At this point, I think it's necessary to discuss why Leave Luck to Heaven has been gathering dust for the past few weeks.
I have not had a great 2011. Granted, the same thing could be said for the last several years, but the difference here is that, aside from my internships and college, I've lacked any form of cohesive schedule/motivation. I suppose this isn't something especially new, but the added responsibility of the blog has reinforced these subjects in to my everyday life (as opposed to just dealing with required objectives such as homework and chores).
Thing is, though, as much as I've put the blame on college work for the lack of updates in the spring, I really could have sprinkled posts in-between my work if I had tried. However, I kept putting it off, telling myself that "I'll get around to it in a half hour," and I continued to repeat this line until I found myself too tired to work on whatever I had planned to post, not having typed in a single letter. As a result, I kept forcing myself into crunch times, which not only ruined whatever self-improvement schedule I had planned for myself but added a lot of stress that, in the long run, wasn't really necessary.
Is that I don't really want to do this anymore? Not really. There's a lot I'd like to discuss here, but there's so many factors working against my failing system on here, and it's not so much the blog itself as it is myself. I've fallen into a sort of dangerous comfort zone over the last six years or so, and it's a sort of trap where I accomplish absolutely nothing and even though I daydream daily about some sort of grand scheme to escape it and transform my life into something better, I'm too accustomed to my lazy everyday lifestyle to change it. In other words, this comfort zone rejects my efforts at hard work and has been my number one enemy regarding the blog.
That, and I've come to terms with the fact that I'm insecure about myself. I often beat myself up mentally on a regular basis, whether it's regarding guilt, or the fact I'm lying around doing accomplishing nothing, or feeling that I'm living under a rock, or whatever. The source of this is a variety of issues I won't get into, but my recent insecurity has dealt with my writing, and many times I just wonder if it's all worth it. I compare myself to other writers and journalists who spin the same cloth I do, and deep down I feel as if my writing capabilities don't match up at all. While I can admit I'm still an amateur in the grand scheme of things, negativity and self-doubt have been at my side for much of my teen life.
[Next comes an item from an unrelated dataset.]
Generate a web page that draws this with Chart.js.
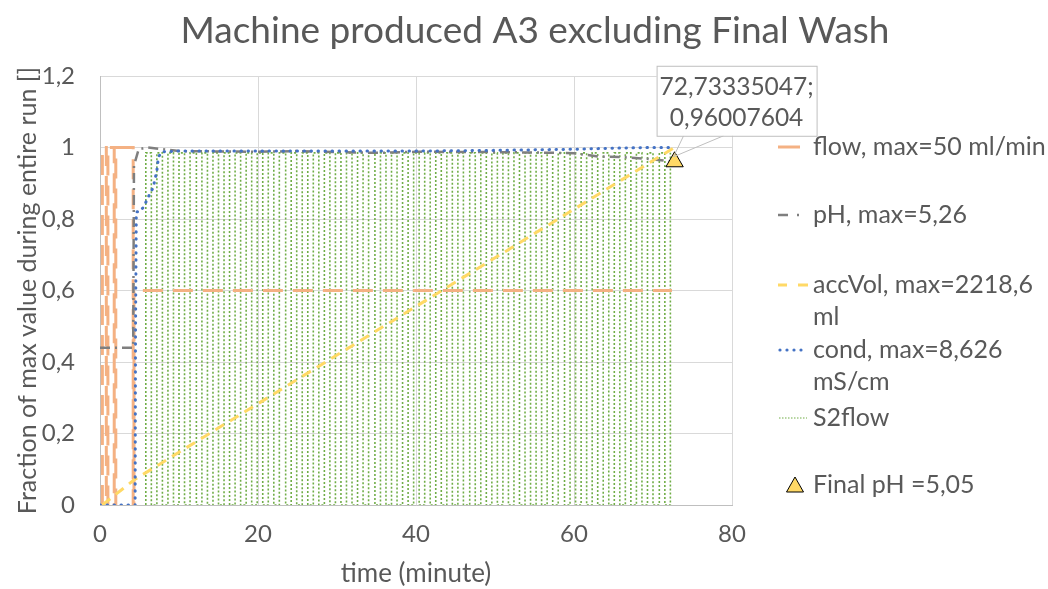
<!DOCTYPE html>
<html><head><meta charset="utf-8">
<script src="https://cdn.jsdelivr.net/npm/chart.js@4.4.1/dist/chart.umd.min.js"></script>
<style>html,body{margin:0;padding:0;background:#fff;}#wrap{width:1048px;height:589px;}</style>
</head><body><div id="wrap"><canvas id="c" width="1048" height="589"></canvas></div>
<script>
const FONT = 'Lato';
const titleText = 'Machine produced A3 excluding Final Wash';
const xTitle = 'time (minute)';
const yTitle = 'Fraction of max value during entire run []';
const xTickLabels = ['0', '20', '40', '60', '80'];
const yTickLabels = ['0', '0,2', '0,4', '0,6', '0,8', '1', '1,2'];

// flow (fraction of 50 ml/min)
const flowT = [0.3, 0.3, 0.8, 0.8, 1.0, 1.0, 1.8, 1.8, 2.0, 2.0, 4.2, 4.2, 4.3, 4.3, 72.4];
const flowV = [0, 1, 1, 0, 0, 1, 1, 0, 0, 1, 1, 0, 0, 0.6, 0.6];
// pH (fraction of 5,26)
const phT = [0, 4.2, 4.3, 4.9, 6, 10, 20, 25, 30, 35, 40, 50, 55, 60, 63, 66, 69, 72.73];
const phV = [0.44, 0.44, 0.95, 0.995, 1.0, 0.99, 0.988, 0.99, 0.987, 0.985, 0.988, 0.987, 0.986, 0.984, 0.975, 0.973, 0.969, 0.96];
// accVol (fraction of 2218,6 ml)
const accT = [0.3, 4.3, 72.7];
const accV = [0, 0.07, 1.0];
// cond (fraction of 8,626 mS/cm)
const condT = [0, 4.45, 4.5, 4.6, 5.0, 5.5, 6.1, 6.75, 7.2, 7.4, 7.8, 10, 20, 30, 40, 50, 60, 65, 70, 72.2];
const condV = [0, 0, 0.5, 0.82, 0.82, 0.833, 0.861, 0.889, 0.936, 0.973, 0.988, 0.99, 0.99, 0.99, 0.99, 0.992, 0.995, 0.998, 1.0, 1.0];
// S2flow switching times and on-level
const s2Times = [5.8, 6.5, 7.2, 7.9, 8.6, 9.3, 10.0, 10.7, 11.4, 12.2, 12.9, 13.6, 14.3, 15.0, 15.7, 16.4, 17.1, 17.8, 18.5, 19.2, 19.9, 20.6, 21.3, 22.0, 22.7, 23.5, 24.2, 24.9, 25.6, 26.3, 27.0, 27.7, 28.4, 29.1, 29.8, 30.5, 31.2, 31.9, 32.6, 33.3, 34.0, 34.8, 35.5, 36.2, 36.9, 37.6, 38.3, 39.0, 39.7, 40.4, 41.1, 41.8, 42.5, 43.2, 43.9, 44.6, 45.3, 46.0, 46.8, 47.5, 48.2, 48.9, 49.6, 50.3, 51.0, 51.7, 52.4, 53.1, 53.8, 54.5, 55.2, 55.9, 56.6, 57.3, 58.0, 58.8, 59.5, 60.2, 60.9, 61.6, 62.3, 63.0, 63.7, 64.4, 65.1, 65.8, 66.5, 67.2, 67.9, 68.6, 69.3, 70.0, 70.8, 71.5, 72.2];
const s2Level = 0.985;
// final pH marker
const finalX = [72.73335047];
const finalY = [0.96007604];
const calloutLines = ['72,73335047;', '0,96007604'];
const legendLabels = [['flow, max=50 ml/min'], ['pH, max=5,26'], ['accVol, max=2218,6', 'ml'], ['cond, max=8,626', 'mS/cm'], ['S2flow'], ['Final pH =5,05']];

const C = { flow: '#F4B183', ph: '#7F7F7F', acc: '#FFD966', cond: '#4472C4', s2: '#70AD47', text: '#595959', grid: '#D9D9D9' };

const pts = (t, v) => t.map((x, i) => ({ x, y: v[i] }));
const s2Points = [];
s2Times.forEach((t, i) => {
  const a = i % 2 === 0 ? 0 : s2Level, b = i % 2 === 0 ? s2Level : 0;
  s2Points.push({ x: t, y: a }, { x: t, y: b });
});

const overlay = {
  id: 'overlay',
  afterDraw(chart) {
    const ctx = chart.ctx, xs = chart.scales.x, ys = chart.scales.y;
    ctx.save();
    ctx.fillStyle = C.text; ctx.textBaseline = 'middle';
    ctx.font = `37px ${FONT}`; ctx.textAlign = 'center';
    ctx.fillText(titleText, 535, 31);
    // callout
    const px = xs.getPixelForValue(finalX[0]), py = ys.getPixelForValue(finalY[0]);
    const bx = px - 18, by = py - 96, bw = 160, bh = 70;
    ctx.strokeStyle = '#BFBFBF'; ctx.lineWidth = 1;
    ctx.beginPath(); ctx.moveTo(bx + 27, by + bh); ctx.lineTo(px - 1, py - 5); ctx.lineTo(bx + 67, by + bh); ctx.stroke();
    ctx.fillStyle = '#fff'; ctx.fillRect(bx, by, bw, bh);
    ctx.strokeRect(bx + 0.5, by + 0.5, bw, bh);
    ctx.fillStyle = C.text; ctx.font = `24.5px ${FONT}`; ctx.textAlign = 'center';
    ctx.fillText(calloutLines[0], bx + bw / 2, by + 21);
    ctx.fillText(calloutLines[1], bx + bw / 2, by + 52);
    // legend
    const lx = 778, tx = 813;
    const rows = [147, 215, 285, 350, 418, 485];
    ctx.font = `25px ${FONT}`; ctx.textAlign = 'left'; ctx.fillStyle = C.text;
    legendLabels.forEach((lines, i) => lines.forEach((s, j) => ctx.fillText(s, tx, rows[i] + j * 32)));
    ctx.lineWidth = 3; ctx.lineCap = 'butt';
    ctx.strokeStyle = C.flow; ctx.beginPath(); ctx.moveTo(lx, rows[0]); ctx.lineTo(lx + 22, rows[0]); ctx.stroke();
    ctx.strokeStyle = C.ph; ctx.lineWidth = 2.5; ctx.beginPath(); ctx.moveTo(lx, rows[1]); ctx.lineTo(lx + 10, rows[1]); ctx.moveTo(lx + 19, rows[1]); ctx.lineTo(lx + 21, rows[1]); ctx.stroke();
    ctx.strokeStyle = C.acc; ctx.lineWidth = 3; ctx.beginPath(); ctx.moveTo(lx, rows[2]); ctx.lineTo(lx + 9, rows[2]); ctx.moveTo(lx + 20, rows[2]); ctx.lineTo(lx + 30, rows[2]); ctx.stroke();
    ctx.fillStyle = C.cond;
    for (let k = 0; k < 4; k++) { ctx.beginPath(); ctx.arc(lx + 2 + k * 7, rows[3], 1.6, 0, Math.PI * 2); ctx.fill(); }
    ctx.strokeStyle = C.s2; ctx.lineWidth = 1.2; ctx.setLineDash([1.5, 1.5]); ctx.beginPath(); ctx.moveTo(lx + 1, rows[4]); ctx.lineTo(lx + 29, rows[4]); ctx.stroke(); ctx.setLineDash([]);
    ctx.fillStyle = C.acc; ctx.strokeStyle = '#000'; ctx.lineWidth = 1;
    ctx.beginPath(); ctx.moveTo(795, rows[5] - 8); ctx.lineTo(803.5, rows[5] + 7); ctx.lineTo(786.5, rows[5] + 7); ctx.closePath(); ctx.fill(); ctx.stroke();
    ctx.restore();
  }
};

new Chart(document.getElementById('c'), {
  type: 'line',
  data: {
    datasets: [
      { label: 'Final pH =5,05', data: pts(finalX, finalY), showLine: false, pointStyle: 'triangle', pointRadius: 10, pointBackgroundColor: C.acc, pointBorderColor: '#000', pointBorderWidth: 1 },
      { label: 'cond, max=8,626 mS/cm', data: pts(condT, condV), borderColor: C.cond, borderWidth: 3, borderDash: [0.5, 6.5], borderCapStyle: 'round', pointRadius: 0 },
      { label: 'accVol, max=2218,6 ml', data: pts(accT, accV), borderColor: C.acc, borderWidth: 3, borderDash: [10, 7], pointRadius: 0 },
      { label: 'pH, max=5,26', data: pts(phT, phV), borderColor: C.ph, borderWidth: 2.5, borderDash: [10, 5, 2, 5], pointRadius: 0 },
      { label: 'flow, max=50 ml/min', data: pts(flowT, flowV), borderColor: C.flow, borderWidth: 3, borderDash: [20, 10], pointRadius: 0 },
      { label: 'S2flow', data: s2Points, borderColor: C.s2, borderWidth: 1.6, borderDash: [2, 2], pointRadius: 0 }
    ]
  },
  options: {
    responsive: false, animation: false, devicePixelRatio: 1,
    layout: { padding: { left: 0, top: 76, right: 316, bottom: 0 } },
    plugins: { legend: { display: false }, tooltip: { enabled: false }, title: { display: false } },
    elements: { line: { tension: 0, fill: false } },
    scales: {
      x: {
        type: 'linear', min: 0, max: 80,
        ticks: { stepSize: 20, padding: 15, color: C.text, font: { family: FONT, size: 24 }, callback: (v, i) => xTickLabels[i] },
        grid: { color: C.grid, drawTicks: false },
        border: { color: '#BFBFBF' },
        title: { display: true, text: xTitle, color: C.text, font: { family: FONT, size: 26 }, padding: { top: 0, bottom: 0 } },
        afterFit: s => { s.height = 84; }
      },
      y: {
        min: 0, max: 1.2,
        ticks: { stepSize: 0.2, padding: 25, color: C.text, font: { family: FONT, size: 24 }, callback: (v, i) => yTickLabels[i] },
        grid: { color: C.grid, drawTicks: false },
        border: { color: '#BFBFBF' },
        title: { display: true, text: yTitle, color: C.text, font: { family: FONT, size: 25 }, padding: { top: 13, bottom: 0 } },
        afterFit: s => { s.width = 100; }
      }
    }
  },
  plugins: [overlay]
});
</script></body></html>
What doesn't help this (and is probably the source) is I'm doing something...shall I say, ambitious with my next Pikmin Seed and it may surprise you to hear that I'm quite scared how it's going to turn out. It's something I've wanted to talk about ever since I started the blog, and yet I've wasted my time worrying and worrying that my current writing level won't be adequate to describe I'm trying to get across.However, the real issue is that I'm angry at myself for not just putting this whole thing off for so long, but the entire series as well. If I had really done my best, I could have wrapped this whole thing up in June or even early May. Instead, I still have about four posts left and it's just a big stress factor about something that shouldn't be that big of a deal.
Obviously, I've been pondering a great deal about this troublesome situation over the past month, most of it regarding the future of the blog. Recently, I've come to the conclusion that while I still want to write on it, I really need to make it less of a priority. Here's the deal: While I do plan on getting the Pikmin seeds done and over with THIS MONTH, the thought of kicking back and just taking it easy as I'll be preparing the transition to college next month is becoming more and more of an ideal thought for me. As much as I like writing on here, I'm really tired of structuring my time around the blog. I was literally becoming its slave, and that's not a healthy situation for anyone!
By "taking it easy," yes, I do mean I will be be popping up less frequently. Not only will I have a much easier time conforming to my new dorm life, but I'll have all the time in the world to say, hunt down screenshots as opposed to nabbing all of them at the last minute. That, and...it'll just be a fresh change of pace. In all honesty, I'd like to experiment with the other sections of the blog rather than focus on my current Game structure.
I am taking steps in my life to deal with most of the issues listed above, and I do want readers to know that I'll be starting work on the blog tomorrow. There are also two other posts I'd like to go over soon (one of which is a review!), so please look forward to those as well.
Edit: Made a HUGE mistake with the date of this post. As of this edit, it's July 6th, and I think I posted this three or two days ago...not in late June!!! I'm sorry for any confusion.